→ **TO DO**
Copy from the first line below down to and including the line with "252, 250, 248]". Skip the pictures.

→ **DATA BLOCK**
----------
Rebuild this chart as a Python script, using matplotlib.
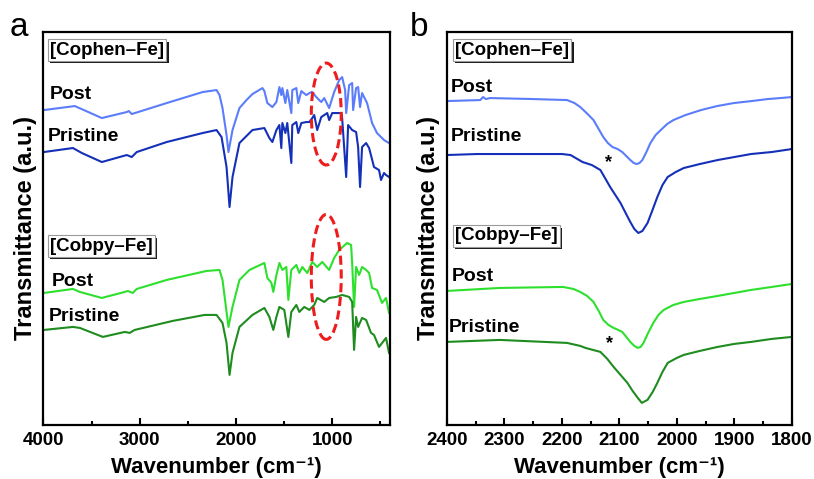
import numpy as np
import matplotlib.pyplot as plt
import matplotlib.patheffects as pe
from matplotlib.patches import Ellipse

plt.rcParams['font.family'] = ['Liberation Sans', 'DejaVu Sans']

# ---- panel a: full range spectra (wavenumber, transmittance a.u., offset traces)
cophen_post_wn = [3995, 3674, 3394, 3135, 3114, 3083, 2720, 2347, 2202, 2171, 2140, 2098, 2078, 2036,
                  1964, 1891, 1829, 1725, 1705, 1674, 1622, 1580, 1549, 1529, 1518, 1487, 1467, 1425,
                  1415, 1373, 1353, 1321, 1270, 1218, 1207, 1166, 1114, 1083, 1032, 980, 928, 897,
                  866, 855, 824, 793, 783, 752, 731, 711, 690, 638, 586, 535, 462, 410]
cophen_post_t = [315, 319, 307, 313, 314, 311, 322, 333, 335, 330, 317, 290, 273, 295,
                 317, 325, 331, 337, 334, 322, 318, 323, 338, 330, 337, 322, 335, 312,
                 335, 337, 322, 334, 330, 333, 333, 328, 323, 327, 317, 333, 345, 348,
                 335, 312, 340, 342, 315, 337, 338, 318, 332, 322, 302, 292, 285, 282]

cophen_pris_wn = [3995, 3694, 3601, 3394, 3135, 3083, 3031, 2720, 2347, 2202, 2150, 2098, 2067, 2036,
                  1964, 1829, 1705, 1653, 1622, 1580, 1549, 1529, 1518, 1487, 1467, 1425, 1415, 1373,
                  1353, 1321, 1270, 1238, 1207, 1187, 1156, 1114, 1052, 1032, 1000, 907, 897, 855,
                  835, 793, 752, 731, 711, 690, 648, 617, 566, 514, 493, 462, 441, 410]
cophen_pris_t = [273, 277, 272, 263, 270, 268, 273, 283, 292, 295, 288, 258, 218, 248,
                 282, 295, 297, 287, 283, 295, 300, 277, 302, 292, 302, 262, 300, 303,
                 292, 302, 303, 303, 307, 310, 295, 308, 312, 305, 312, 312, 307, 248,
                 300, 295, 293, 278, 238, 278, 282, 277, 258, 255, 245, 252, 250, 248]

cobpy_post_wn = [3995, 3694, 3622, 3394, 3155, 3124, 3073, 3031, 2720, 2306, 2171, 2140, 2078, 2036,
                 1964, 1860, 1705, 1674, 1632, 1612, 1580, 1549, 1518, 1477, 1456, 1425, 1373, 1342,
                 1311, 1259, 1207, 1156, 1104, 1032, 980, 928, 845, 804, 793, 773, 752, 721,
                 690, 648, 617, 586, 535, 483, 441, 410]
cobpy_post_t = [132, 136, 133, 127, 133, 134, 132, 136, 145, 154, 155, 145, 98, 118,
                145, 155, 162, 147, 142, 133, 150, 162, 155, 158, 125, 155, 160, 152,
                158, 152, 163, 158, 163, 155, 167, 175, 182, 180, 162, 118, 158, 150,
                158, 155, 152, 137, 135, 122, 127, 112]

cobpy_pris_wn = [3995, 3694, 3622, 3383, 3155, 3104, 3052, 2658, 2326, 2202, 2140, 2098, 2067, 2036,
                 1964, 1829, 1705, 1653, 1612, 1580, 1549, 1498, 1456, 1425, 1373, 1342, 1290, 1238,
                 1187, 1156, 1083, 1032, 959, 897, 824, 793, 773, 752, 731, 690, 648, 597,
                 566, 514, 441, 410]
cobpy_pris_t = [95, 98, 97, 88, 93, 92, 95, 104, 110, 110, 102, 82, 50, 72,
                98, 110, 117, 108, 95, 108, 118, 115, 88, 113, 120, 113, 118, 115,
                120, 127, 123, 127, 128, 130, 128, 123, 75, 108, 98, 107, 105, 92,
                90, 78, 87, 72]

# ---- panel b: 2400-1800 cm-1 zoom
b_cophen_post_wn = [2400, 2342, 2337, 2332, 2325, 2250, 2191, 2178, 2168, 2157, 2145, 2136, 2128,
                    2120, 2112, 2103, 2095, 2088, 2081, 2075, 2070, 2065, 2060, 2053, 2046, 2037,
                    2028, 2017, 2006, 1985, 1958, 1930, 1901, 1870, 1842, 1820, 1800]
b_cophen_post_t = [324, 325, 328, 326, 327, 326, 325, 322, 318, 312, 305, 296, 288,
                   282, 278, 276, 273, 269, 265, 262, 261, 262, 265, 273, 282, 290,
                   295, 301, 305, 310, 315, 319, 322, 324, 326, 327, 328]

b_cophen_pris_wn = [2400, 2348, 2250, 2200, 2185, 2164, 2148, 2133, 2124, 2116, 2107, 2098, 2090,
                    2081, 2074, 2067, 2060, 2051, 2043, 2034, 2025, 2016, 2002, 1988, 1960, 1929,
                    1900, 1871, 1835, 1800]
b_cophen_pris_t = [270, 271, 271, 271, 270, 263, 260, 255, 246, 238, 230, 222, 213,
                   203, 196, 192, 194, 202, 214, 228, 240, 248, 253, 257, 261, 265,
                   268, 271, 273, 276]

b_cobpy_post_wn = [2400, 2308, 2198, 2180, 2168, 2156, 2145, 2136, 2128, 2119, 2110, 2102, 2095,
                   2088, 2081, 2074, 2068, 2063, 2058, 2050, 2041, 2032, 2023, 2006, 1988, 1960,
                   1929, 1900, 1871, 1835, 1800]
b_cobpy_post_t = [134, 137, 138, 136, 133, 129, 123, 114, 105, 100, 97, 95, 93,
                  88, 83, 79, 77, 78, 82, 92, 102, 110, 115, 120, 123, 126,
                  129, 132, 135, 138, 141]

b_cobpy_pris_wn = [2400, 2308, 2191, 2168, 2159, 2146, 2133, 2121, 2110, 2098, 2086, 2077, 2068,
                   2061, 2051, 2042, 2034, 2025, 2016, 2000, 1988, 1960, 1929, 1900, 1871, 1835,
                   1800]
b_cobpy_pris_t = [83, 85, 82, 79, 77, 75, 73, 66, 58, 50, 42, 34, 27,
                  22, 25, 33, 42, 53, 62, 67, 70, 74, 78, 81, 83, 86,
                  88]

c_post_blue = '#5b7dfa'
c_pris_blue = '#1530b8'
c_post_green = '#2ee02e'
c_pris_green = '#1f8c1f'


def boxed(ax, x, y, s):
    t = ax.text(x, y, s, transform=ax.transAxes, fontsize=13.5, fontweight='bold', va='center',
                ha='left', bbox=dict(boxstyle='square,pad=0.12', fc='white', ec='#9a9a9a', lw=0.8))
    t.get_bbox_patch().set_path_effects([pe.withSimplePatchShadow(offset=(1.8, -1.8),
                                                                  shadow_rgbFace='k', alpha=0.9)])


def label(ax, x, y, s):
    ax.text(x, y, s, transform=ax.transAxes, fontsize=14, fontweight='bold', va='center', ha='left')


def style(ax, xlim, major, minor):
    ax.set_xlim(*xlim)
    ax.set_ylim(0, 393)
    ax.set_yticks([])
    ax.set_xticks(major)
    ax.set_xticks(minor, minor=True)
    ax.tick_params(axis='x', which='major', direction='in', length=5, width=1.5,
                   labelsize=13.5, pad=5)
    ax.tick_params(axis='x', which='minor', direction='in', length=3, width=1.5)
    for lbl in ax.get_xticklabels():
        lbl.set_fontweight('bold')
    for sp in ax.spines.values():
        sp.set_linewidth(1.6)
    ax.set_xlabel('Wavenumber (cm⁻¹)', fontsize=16, fontweight='bold', va='bottom')
    ax.xaxis.set_label_coords(0.5, -0.136)
    ax.set_ylabel('Transmittance (a.u.)', fontsize=17, fontweight='bold', labelpad=5)


fig = plt.figure(figsize=(8.14, 4.79), dpi=100)
ax1 = fig.add_axes([0.0534, 0.113, 0.4257, 0.820])
ax2 = fig.add_axes([0.549, 0.113, 0.4238, 0.820])

lw = 1.5
ax1.plot(cophen_post_wn, cophen_post_t, color=c_post_blue, lw=lw)
ax1.plot(cophen_pris_wn, cophen_pris_t, color=c_pris_blue, lw=lw)
ax1.plot(cobpy_post_wn, cobpy_post_t, color=c_post_green, lw=lw)
ax1.plot(cobpy_pris_wn, cobpy_pris_t, color=c_pris_green, lw=lw)

for yc, h in [(311, 102), (148, 125)]:
    ax1.add_patch(Ellipse((1062, yc), width=311, height=h, fill=False, ec='#ee1c1c',
                          lw=2.2, ls=(0, (3, 1.5)), zorder=5))

style(ax1, (4000, 400), [4000, 3000, 2000, 1000], [3500, 2500, 1500, 500])
boxed(ax1, 0.019, 0.954, '[Cophen–Fe]')
label(ax1, 0.019, 0.840, 'Post')
label(ax1, 0.013, 0.733, 'Pristine')
boxed(ax1, 0.019, 0.455, '[Cobpy–Fe]')
label(ax1, 0.024, 0.366, 'Post')
label(ax1, 0.016, 0.277, 'Pristine')

ax2.plot(b_cophen_post_wn, b_cophen_post_t, color=c_post_blue, lw=lw)
ax2.plot(b_cophen_pris_wn, b_cophen_pris_t, color=c_pris_blue, lw=lw)
ax2.plot(b_cobpy_post_wn, b_cobpy_post_t, color=c_post_green, lw=lw)
ax2.plot(b_cobpy_pris_wn, b_cobpy_pris_t, color=c_pris_green, lw=lw)

style(ax2, (2400, 1800), np.arange(2400, 1799, -100), np.arange(2350, 1800, -100))
boxed(ax2, 0.023, 0.954, '[Cophen–Fe]')
label(ax2, 0.012, 0.860, 'Post')
label(ax2, 0.012, 0.733, 'Pristine')
boxed(ax2, 0.023, 0.481, '[Cobpy–Fe]')
label(ax2, 0.015, 0.377, 'Post')
label(ax2, 0.006, 0.247, 'Pristine')
ax2.text(2119, 262, '*', fontsize=13, fontweight='bold', ha='center', va='center')
ax2.text(2117, 81, '*', fontsize=13, fontweight='bold', ha='center', va='center')

fig.text(0.012, 0.925, 'a', fontsize=24)
fig.text(0.503, 0.925, 'b', fontsize=24)

fig.savefig('out.png', dpi=100)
----------
→ **IN RESPONSE**
Rebuild this chart as a Python script, using matplotlib.
import numpy as np
import matplotlib.pyplot as plt
import matplotlib.patheffects as pe
from matplotlib.patches import Ellipse

plt.rcParams['font.family'] = ['Liberation Sans', 'DejaVu Sans']

# ---- panel a: full range spectra (wavenumber, transmittance a.u., offset traces)
cophen_post_wn = [3995, 3674, 3394, 3135, 3114, 3083, 2720, 2347, 2202, 2171, 2140, 2098, 2078, 2036,
                  1964, 1891, 1829, 1725, 1705, 1674, 1622, 1580, 1549, 1529, 1518, 1487, 1467, 1425,
                  1415, 1373, 1353, 1321, 1270, 1218, 1207, 1166, 1114, 1083, 1032, 980, 928, 897,
                  866, 855, 824, 793, 783, 752, 731, 711, 690, 638, 586, 535, 462, 410]
cophen_post_t = [315, 319, 307, 313, 314, 311, 322, 333, 335, 330, 317, 290, 273, 295,
                 317, 325, 331, 337, 334, 322, 318, 323, 338, 330, 337, 322, 335, 312,
                 335, 337, 322, 334, 330, 333, 333, 328, 323, 327, 317, 333, 345, 348,
                 335, 312, 340, 342, 315, 337, 338, 318, 332, 322, 302, 292, 285, 282]

cophen_pris_wn = [3995, 3694, 3601, 3394, 3135, 3083, 3031, 2720, 2347, 2202, 2150, 2098, 2067, 2036,
                  1964, 1829, 1705, 1653, 1622, 1580, 1549, 1529, 1518, 1487, 1467, 1425, 1415, 1373,
                  1353, 1321, 1270, 1238, 1207, 1187, 1156, 1114, 1052, 1032, 1000, 907, 897, 855,
                  835, 793, 752, 731, 711, 690, 648, 617, 566, 514, 493, 462, 441, 410]
cophen_pris_t = [273, 277, 272, 263, 270, 268, 273, 283, 292, 295, 288, 258, 218, 248,
                 282, 295, 297, 287, 283, 295, 300, 277, 302, 292, 302, 262, 300, 303,
                 292, 302, 303, 303, 307, 310, 295, 308, 312, 305, 312, 312, 307, 248,
                 300, 295, 293, 278, 238, 278, 282, 277, 258, 255, 245, 252, 250, 248]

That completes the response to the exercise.